[Dataset entries]
%%

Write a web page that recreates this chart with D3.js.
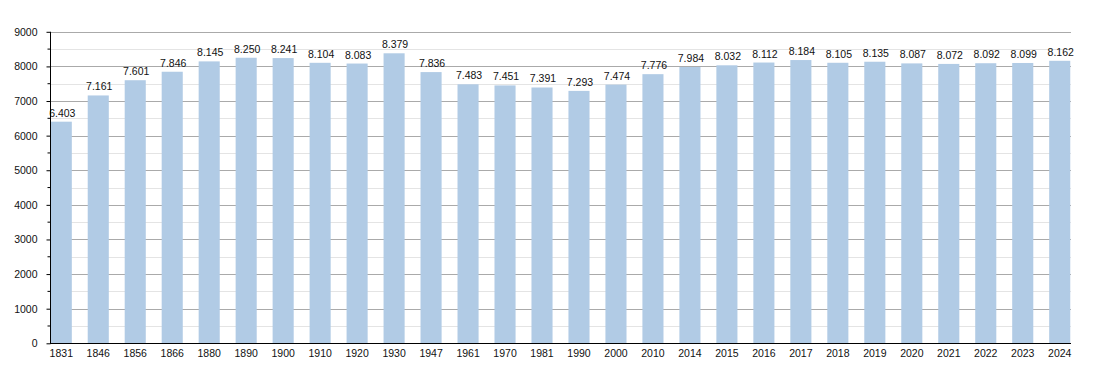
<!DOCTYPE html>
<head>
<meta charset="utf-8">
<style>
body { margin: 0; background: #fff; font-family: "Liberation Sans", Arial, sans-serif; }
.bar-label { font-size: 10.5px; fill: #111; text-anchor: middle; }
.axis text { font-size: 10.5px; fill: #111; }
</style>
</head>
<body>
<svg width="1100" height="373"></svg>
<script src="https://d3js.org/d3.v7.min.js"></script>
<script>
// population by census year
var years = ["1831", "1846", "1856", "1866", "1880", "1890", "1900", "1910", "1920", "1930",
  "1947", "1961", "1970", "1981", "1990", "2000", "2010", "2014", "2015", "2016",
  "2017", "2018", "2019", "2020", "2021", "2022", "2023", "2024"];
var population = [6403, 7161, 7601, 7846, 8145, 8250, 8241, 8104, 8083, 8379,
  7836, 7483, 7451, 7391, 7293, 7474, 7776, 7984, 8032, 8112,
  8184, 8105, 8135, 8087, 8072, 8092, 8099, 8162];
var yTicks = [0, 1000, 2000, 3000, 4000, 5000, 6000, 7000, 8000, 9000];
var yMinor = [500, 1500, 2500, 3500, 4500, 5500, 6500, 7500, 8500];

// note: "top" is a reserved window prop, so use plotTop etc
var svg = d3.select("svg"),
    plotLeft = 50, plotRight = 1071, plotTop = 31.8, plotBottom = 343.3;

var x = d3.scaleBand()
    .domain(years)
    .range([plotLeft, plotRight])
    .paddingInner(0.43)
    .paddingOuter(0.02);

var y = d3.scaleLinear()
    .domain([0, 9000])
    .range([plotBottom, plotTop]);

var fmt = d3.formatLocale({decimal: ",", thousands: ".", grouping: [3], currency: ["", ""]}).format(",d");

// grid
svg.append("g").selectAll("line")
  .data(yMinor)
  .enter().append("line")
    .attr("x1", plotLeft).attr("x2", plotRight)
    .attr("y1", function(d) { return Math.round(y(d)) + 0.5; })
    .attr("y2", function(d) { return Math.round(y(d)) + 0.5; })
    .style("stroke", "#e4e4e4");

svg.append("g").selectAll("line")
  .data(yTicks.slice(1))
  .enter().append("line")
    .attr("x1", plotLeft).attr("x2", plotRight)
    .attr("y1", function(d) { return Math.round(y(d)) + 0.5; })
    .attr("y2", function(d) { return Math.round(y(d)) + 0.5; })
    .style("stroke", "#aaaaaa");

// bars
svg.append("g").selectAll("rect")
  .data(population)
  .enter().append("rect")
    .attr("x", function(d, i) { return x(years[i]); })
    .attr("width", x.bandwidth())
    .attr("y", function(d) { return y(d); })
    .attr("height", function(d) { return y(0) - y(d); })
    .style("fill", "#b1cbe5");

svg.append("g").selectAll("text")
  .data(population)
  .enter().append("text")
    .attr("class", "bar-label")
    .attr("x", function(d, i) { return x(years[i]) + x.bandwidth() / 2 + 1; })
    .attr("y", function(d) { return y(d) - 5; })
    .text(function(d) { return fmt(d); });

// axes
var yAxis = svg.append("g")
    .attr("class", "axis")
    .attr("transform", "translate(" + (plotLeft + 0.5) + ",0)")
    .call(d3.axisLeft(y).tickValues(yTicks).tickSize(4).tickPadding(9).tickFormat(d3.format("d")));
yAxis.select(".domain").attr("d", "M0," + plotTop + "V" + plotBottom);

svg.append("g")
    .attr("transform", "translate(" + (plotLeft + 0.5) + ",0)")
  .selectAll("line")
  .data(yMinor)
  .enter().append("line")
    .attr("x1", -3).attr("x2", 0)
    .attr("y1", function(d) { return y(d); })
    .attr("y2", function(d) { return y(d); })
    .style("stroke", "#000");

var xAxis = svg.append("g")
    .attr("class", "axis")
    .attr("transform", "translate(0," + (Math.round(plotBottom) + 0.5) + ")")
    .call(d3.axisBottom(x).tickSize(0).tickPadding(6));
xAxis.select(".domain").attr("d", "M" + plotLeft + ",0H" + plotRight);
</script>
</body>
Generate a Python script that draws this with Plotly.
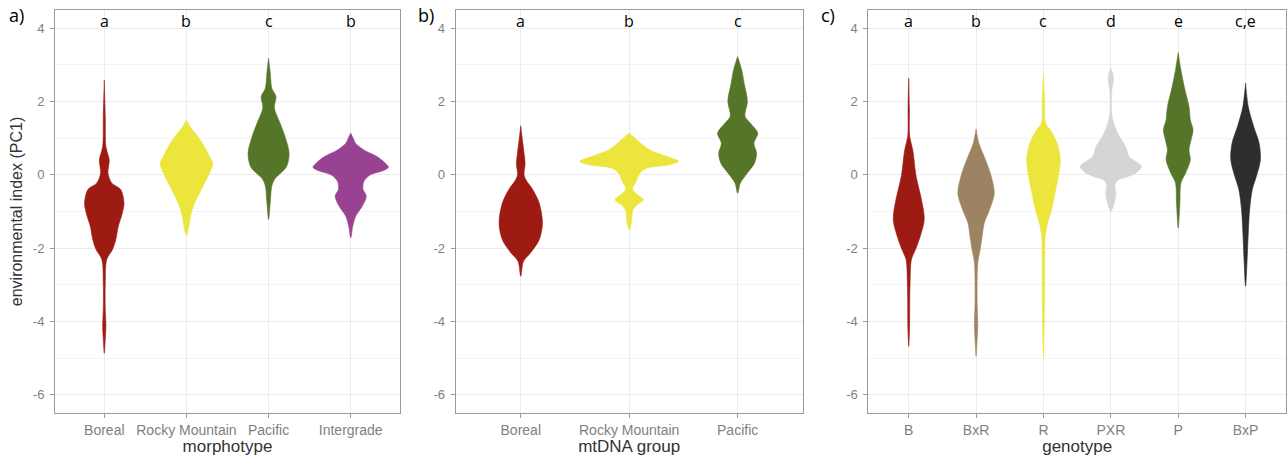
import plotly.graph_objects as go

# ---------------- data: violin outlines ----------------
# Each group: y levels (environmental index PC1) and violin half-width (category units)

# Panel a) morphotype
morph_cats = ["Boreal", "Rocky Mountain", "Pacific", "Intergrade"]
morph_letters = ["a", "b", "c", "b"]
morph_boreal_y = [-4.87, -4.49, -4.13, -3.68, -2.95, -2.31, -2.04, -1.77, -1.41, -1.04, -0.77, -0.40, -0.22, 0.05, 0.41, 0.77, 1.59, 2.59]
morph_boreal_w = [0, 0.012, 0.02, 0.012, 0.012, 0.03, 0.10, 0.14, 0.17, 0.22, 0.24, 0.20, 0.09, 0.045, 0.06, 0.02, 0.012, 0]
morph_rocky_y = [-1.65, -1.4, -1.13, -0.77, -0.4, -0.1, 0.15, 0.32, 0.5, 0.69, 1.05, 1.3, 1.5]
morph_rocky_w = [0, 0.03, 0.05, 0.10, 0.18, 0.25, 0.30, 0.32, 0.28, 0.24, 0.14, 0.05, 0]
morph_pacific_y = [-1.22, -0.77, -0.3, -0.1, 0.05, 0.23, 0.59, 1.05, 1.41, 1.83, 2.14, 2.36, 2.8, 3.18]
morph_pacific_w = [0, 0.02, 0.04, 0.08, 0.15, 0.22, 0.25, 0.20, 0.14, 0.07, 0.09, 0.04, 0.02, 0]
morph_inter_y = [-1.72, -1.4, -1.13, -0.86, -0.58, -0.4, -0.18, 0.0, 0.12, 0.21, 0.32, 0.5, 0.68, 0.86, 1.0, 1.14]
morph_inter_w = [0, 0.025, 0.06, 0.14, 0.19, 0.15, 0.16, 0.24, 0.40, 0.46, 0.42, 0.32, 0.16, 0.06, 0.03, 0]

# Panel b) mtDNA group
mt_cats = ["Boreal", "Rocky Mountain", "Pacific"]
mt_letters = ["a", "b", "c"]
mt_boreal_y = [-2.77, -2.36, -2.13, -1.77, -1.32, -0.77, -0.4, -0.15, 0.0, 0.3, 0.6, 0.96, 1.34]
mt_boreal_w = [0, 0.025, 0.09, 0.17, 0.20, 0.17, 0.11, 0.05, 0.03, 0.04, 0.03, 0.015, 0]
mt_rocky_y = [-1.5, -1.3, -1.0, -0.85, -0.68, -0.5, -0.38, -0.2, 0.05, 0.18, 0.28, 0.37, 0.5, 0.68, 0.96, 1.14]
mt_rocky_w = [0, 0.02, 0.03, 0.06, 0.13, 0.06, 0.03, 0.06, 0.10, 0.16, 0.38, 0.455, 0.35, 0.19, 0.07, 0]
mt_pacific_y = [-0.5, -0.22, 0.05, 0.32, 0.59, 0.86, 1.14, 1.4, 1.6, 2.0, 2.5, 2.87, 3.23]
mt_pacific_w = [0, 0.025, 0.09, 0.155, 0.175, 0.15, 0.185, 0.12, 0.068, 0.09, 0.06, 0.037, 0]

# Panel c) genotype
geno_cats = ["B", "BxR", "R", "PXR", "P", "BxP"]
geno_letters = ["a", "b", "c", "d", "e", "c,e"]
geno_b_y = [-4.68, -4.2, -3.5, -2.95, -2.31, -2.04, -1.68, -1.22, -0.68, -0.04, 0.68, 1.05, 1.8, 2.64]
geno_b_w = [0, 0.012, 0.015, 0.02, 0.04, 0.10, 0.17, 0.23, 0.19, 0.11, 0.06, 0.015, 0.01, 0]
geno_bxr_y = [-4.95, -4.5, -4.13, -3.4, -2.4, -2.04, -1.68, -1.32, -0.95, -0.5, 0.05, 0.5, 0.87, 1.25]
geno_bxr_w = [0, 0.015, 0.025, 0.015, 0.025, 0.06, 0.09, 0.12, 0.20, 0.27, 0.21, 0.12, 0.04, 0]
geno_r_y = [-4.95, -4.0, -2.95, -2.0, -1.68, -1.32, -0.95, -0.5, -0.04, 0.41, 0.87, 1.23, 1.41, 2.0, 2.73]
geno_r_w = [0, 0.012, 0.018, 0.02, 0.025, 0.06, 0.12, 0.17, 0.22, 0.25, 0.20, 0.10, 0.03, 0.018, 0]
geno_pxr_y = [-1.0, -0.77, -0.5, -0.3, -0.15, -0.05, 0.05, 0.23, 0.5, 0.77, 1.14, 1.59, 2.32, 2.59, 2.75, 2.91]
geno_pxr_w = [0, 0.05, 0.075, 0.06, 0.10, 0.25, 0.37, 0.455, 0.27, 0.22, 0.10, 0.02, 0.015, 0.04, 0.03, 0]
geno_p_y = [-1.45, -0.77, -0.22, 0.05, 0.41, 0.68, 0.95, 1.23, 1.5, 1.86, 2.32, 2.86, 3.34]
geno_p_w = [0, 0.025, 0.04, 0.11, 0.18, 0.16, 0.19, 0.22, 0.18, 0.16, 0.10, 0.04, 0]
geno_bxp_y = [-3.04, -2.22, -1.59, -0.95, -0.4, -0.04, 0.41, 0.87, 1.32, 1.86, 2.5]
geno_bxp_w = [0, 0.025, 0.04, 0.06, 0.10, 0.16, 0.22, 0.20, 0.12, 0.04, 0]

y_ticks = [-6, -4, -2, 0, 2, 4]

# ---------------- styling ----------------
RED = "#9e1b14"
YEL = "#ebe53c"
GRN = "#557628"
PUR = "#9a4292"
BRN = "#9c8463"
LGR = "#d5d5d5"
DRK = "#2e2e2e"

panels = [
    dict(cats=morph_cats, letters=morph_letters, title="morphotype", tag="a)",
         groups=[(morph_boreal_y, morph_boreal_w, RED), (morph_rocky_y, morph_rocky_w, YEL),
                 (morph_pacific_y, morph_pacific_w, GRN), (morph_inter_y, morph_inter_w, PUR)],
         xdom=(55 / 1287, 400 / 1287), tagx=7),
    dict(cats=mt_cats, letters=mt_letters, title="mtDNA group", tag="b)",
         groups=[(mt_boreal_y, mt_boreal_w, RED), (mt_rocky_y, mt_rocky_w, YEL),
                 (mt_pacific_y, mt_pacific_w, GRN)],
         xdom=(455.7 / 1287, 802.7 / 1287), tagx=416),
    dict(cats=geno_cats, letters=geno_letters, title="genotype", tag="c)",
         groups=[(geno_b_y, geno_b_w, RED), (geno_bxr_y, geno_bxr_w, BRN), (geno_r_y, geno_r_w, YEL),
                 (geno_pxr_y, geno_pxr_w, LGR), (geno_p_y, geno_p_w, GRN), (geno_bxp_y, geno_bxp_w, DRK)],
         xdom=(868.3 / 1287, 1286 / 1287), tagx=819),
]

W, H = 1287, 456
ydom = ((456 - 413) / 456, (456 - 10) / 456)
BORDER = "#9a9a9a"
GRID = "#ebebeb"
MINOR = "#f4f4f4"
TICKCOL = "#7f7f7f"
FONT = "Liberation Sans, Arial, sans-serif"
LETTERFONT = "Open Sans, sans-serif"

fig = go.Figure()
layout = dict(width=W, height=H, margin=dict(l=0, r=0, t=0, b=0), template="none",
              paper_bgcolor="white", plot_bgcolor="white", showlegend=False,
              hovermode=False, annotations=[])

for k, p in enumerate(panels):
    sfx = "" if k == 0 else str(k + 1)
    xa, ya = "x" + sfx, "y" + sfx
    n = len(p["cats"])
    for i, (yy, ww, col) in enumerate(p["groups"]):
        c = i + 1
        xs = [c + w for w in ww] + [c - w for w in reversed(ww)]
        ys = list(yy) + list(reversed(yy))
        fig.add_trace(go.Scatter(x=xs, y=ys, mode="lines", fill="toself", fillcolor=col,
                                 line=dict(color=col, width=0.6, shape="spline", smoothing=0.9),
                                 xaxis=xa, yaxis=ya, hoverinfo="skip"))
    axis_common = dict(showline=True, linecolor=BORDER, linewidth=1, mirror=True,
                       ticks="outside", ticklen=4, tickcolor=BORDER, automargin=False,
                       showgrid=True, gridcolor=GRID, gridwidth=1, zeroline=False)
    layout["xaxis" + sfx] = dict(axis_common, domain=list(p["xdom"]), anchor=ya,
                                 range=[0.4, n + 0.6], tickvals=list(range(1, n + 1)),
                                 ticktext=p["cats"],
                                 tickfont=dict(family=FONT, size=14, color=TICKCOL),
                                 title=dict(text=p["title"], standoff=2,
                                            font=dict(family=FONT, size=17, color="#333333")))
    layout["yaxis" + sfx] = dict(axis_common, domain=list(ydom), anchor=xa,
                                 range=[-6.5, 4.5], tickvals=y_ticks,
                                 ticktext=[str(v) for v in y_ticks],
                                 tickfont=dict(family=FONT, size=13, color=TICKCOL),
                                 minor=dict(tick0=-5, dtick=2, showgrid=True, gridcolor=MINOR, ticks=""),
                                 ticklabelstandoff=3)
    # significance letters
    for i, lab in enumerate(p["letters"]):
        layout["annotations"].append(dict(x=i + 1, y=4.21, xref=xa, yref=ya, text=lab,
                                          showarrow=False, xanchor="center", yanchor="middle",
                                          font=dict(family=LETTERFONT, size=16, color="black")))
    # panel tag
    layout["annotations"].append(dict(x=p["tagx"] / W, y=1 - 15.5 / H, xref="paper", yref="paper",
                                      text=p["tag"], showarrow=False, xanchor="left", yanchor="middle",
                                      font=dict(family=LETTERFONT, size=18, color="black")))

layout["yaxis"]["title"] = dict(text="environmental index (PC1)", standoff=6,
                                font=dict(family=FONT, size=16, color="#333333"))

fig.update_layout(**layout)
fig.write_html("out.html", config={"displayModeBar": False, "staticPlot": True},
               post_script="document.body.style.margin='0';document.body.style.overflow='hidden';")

%%

## Written request
In the records above, find the line with "Generate a Python" and the line with "0.06, 0.03, 0]", then restate word for word only those two lines and all lines between, omitting pictures.

## Response for this exercise
Generate a Python script that draws this with Plotly.
import plotly.graph_objects as go

# ---------------- data: violin outlines ----------------
# Each group: y levels (environmental index PC1) and violin half-width (category units)

# Panel a) morphotype
morph_cats = ["Boreal", "Rocky Mountain", "Pacific", "Intergrade"]
morph_letters = ["a", "b", "c", "b"]
morph_boreal_y = [-4.87, -4.49, -4.13, -3.68, -2.95, -2.31, -2.04, -1.77, -1.41, -1.04, -0.77, -0.40, -0.22, 0.05, 0.41, 0.77, 1.59, 2.59]
morph_boreal_w = [0, 0.012, 0.02, 0.012, 0.012, 0.03, 0.10, 0.14, 0.17, 0.22, 0.24, 0.20, 0.09, 0.045, 0.06, 0.02, 0.012, 0]
morph_rocky_y = [-1.65, -1.4, -1.13, -0.77, -0.4, -0.1, 0.15, 0.32, 0.5, 0.69, 1.05, 1.3, 1.5]
morph_rocky_w = [0, 0.03, 0.05, 0.10, 0.18, 0.25, 0.30, 0.32, 0.28, 0.24, 0.14, 0.05, 0]
morph_pacific_y = [-1.22, -0.77, -0.3, -0.1, 0.05, 0.23, 0.59, 1.05, 1.41, 1.83, 2.14, 2.36, 2.8, 3.18]
morph_pacific_w = [0, 0.02, 0.04, 0.08, 0.15, 0.22, 0.25, 0.20, 0.14, 0.07, 0.09, 0.04, 0.02, 0]
morph_inter_y = [-1.72, -1.4, -1.13, -0.86, -0.58, -0.4, -0.18, 0.0, 0.12, 0.21, 0.32, 0.5, 0.68, 0.86, 1.0, 1.14]
morph_inter_w = [0, 0.025, 0.06, 0.14, 0.19, 0.15, 0.16, 0.24, 0.40, 0.46, 0.42, 0.32, 0.16, 0.06, 0.03, 0]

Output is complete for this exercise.